On April 16, 2019, the FDA ordered all manufacturers of surgical mesh intended for transvaginal repair of anterior compartment prolapse (cystocele) to stop selling and distributing their products immediately. The FDA has determined that the manufacturers, Boston Scientific and Coloplast, have not demonstrated reasonable assurance of safety and effectiveness for these devices, which is the premarket standard that now applies to them since the agency reclassified them into class III (high risk) in 2016.
Surgical mesh has been used for urogynecologic procedures, including repair of pelvic organ prolapse (POP) and stress urinary incontinence (SUI). It is permanently implanted to reinforce the weakened vaginal wall for POP repair or support the urethra or bladder neck for the repair of SUI. There are three main surgical procedures performed with surgical mesh to treat pelvic floor disorders with surgical mesh:
- Transvaginal mesh to treat POP *
- Transabdominal mesh to treat POP
- Mesh sling to treat SUI
Each of these procedures has unique risks and benefits and it is important not to confuse the procedures and their risks and benefits.
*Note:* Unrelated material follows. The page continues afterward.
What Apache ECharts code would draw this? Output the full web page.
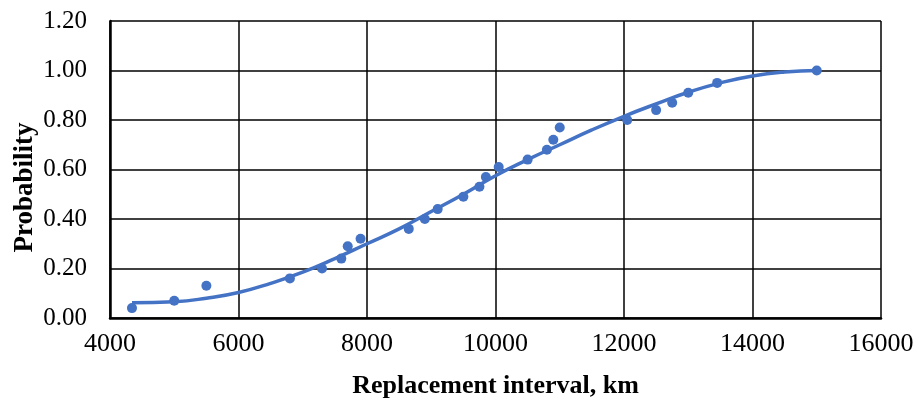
<!DOCTYPE html>
<html>
<head>
<meta charset="utf-8">
<script src="https://cdn.jsdelivr.net/npm/echarts@6/dist/echarts.min.js"></script>
<style>html,body{margin:0;padding:0;background:#fff}#c{width:913px;height:401px}</style>
</head>
<body>
<div id="c"></div>
<script>
// Observed data points
const obsKm = [4342, 5000, 5500, 6800, 7300, 7600, 7700, 7900, 8650, 8900, 9100, 9500, 9750, 9850, 10050, 10500, 10800, 10900, 11000, 12050, 12500, 12750, 13000, 13450, 15000];
const obsProb = [0.04, 0.07, 0.13, 0.16, 0.20, 0.24, 0.29, 0.32, 0.36, 0.40, 0.44, 0.49, 0.53, 0.57, 0.61, 0.64, 0.68, 0.72, 0.77, 0.80, 0.84, 0.87, 0.91, 0.95, 1.00];
// Fitted curve
const fitKm = [4342, 5000, 5500, 6000, 6500, 7000, 7500, 8000, 8500, 9000, 9500, 10000, 10500, 11000, 11500, 12000, 12500, 13000, 13500, 14000, 14500, 15000];
const fitProb = [0.062, 0.066, 0.08, 0.103, 0.14, 0.185, 0.24, 0.30, 0.36, 0.43, 0.50, 0.575, 0.64, 0.70, 0.76, 0.815, 0.865, 0.912, 0.95, 0.978, 0.994, 1.00];
const xName = 'Replacement interval, km';
const yName = 'Probability';

const chart = echarts.init(document.getElementById('c'), null, {renderer: 'canvas'});
const font = '"Liberation Serif", "Times New Roman", serif';
const blue = '#4472C4';
chart.setOption({
  animation: false,
  backgroundColor: '#fff',
  grid: {left: 110, right: 32, top: 21, bottom: 83, containLabel: false, outerBoundsMode: 'none'},
  xAxis: {
    type: 'value', min: 4000, max: 16000, interval: 2000,
    name: xName, nameLocation: 'middle', nameGap: 55, nameMoveOverlap: false,
    nameTextStyle: {fontFamily: font, fontSize: 26, fontWeight: 'bold', color: '#000'},
    axisLine: {show: true, onZero: false, lineStyle: {color: '#000', width: 2.5}},
    axisTick: {show: false},
    axisLabel: {fontFamily: font, fontSize: 26, color: '#000', margin: 13,
                formatter: v => String(v)},
    splitLine: {show: true, lineStyle: {color: '#000', width: 1.5}}
  },
  yAxis: {
    type: 'value', min: 0, max: 1.2, interval: 0.2,
    name: yName, nameLocation: 'middle', nameGap: 71, nameRotate: 90, nameMoveOverlap: false,
    nameTextStyle: {fontFamily: font, fontSize: 27, fontWeight: 'bold', color: '#000',
                    padding: [0, 36, 0, 0]},
    axisLine: {show: true, lineStyle: {color: '#000', width: 2.5}},
    axisTick: {show: false},
    axisLabel: {fontFamily: font, fontSize: 25, color: '#000', margin: 23,
                formatter: v => v.toFixed(2)},
    splitLine: {show: true, lineStyle: {color: '#000', width: 1.5}}
  },
  series: [
    {
      type: 'line', smooth: true, showSymbol: false, silent: true,
      data: fitKm.map((x, i) => [x, fitProb[i]]),
      lineStyle: {color: blue, width: 3.5}
    },
    {
      type: 'scatter', symbol: 'circle', symbolSize: 10,
      data: obsKm.map((x, i) => [x, obsProb[i]]),
      itemStyle: {color: blue, opacity: 1}
    }
  ]
});
</script>
</body>
</html>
Women who have received transvaginal mesh for the surgical repair of prolapse should continue with their annual and other routine check-ups and follow-up care. There is no need to take additional action if you are satisfied with your surgery and are not having any complications or symptoms. You should notify your health care provider if you have complications or symptoms, including persistent vaginal bleeding or discharge, pelvic or groin pain or pain with sex.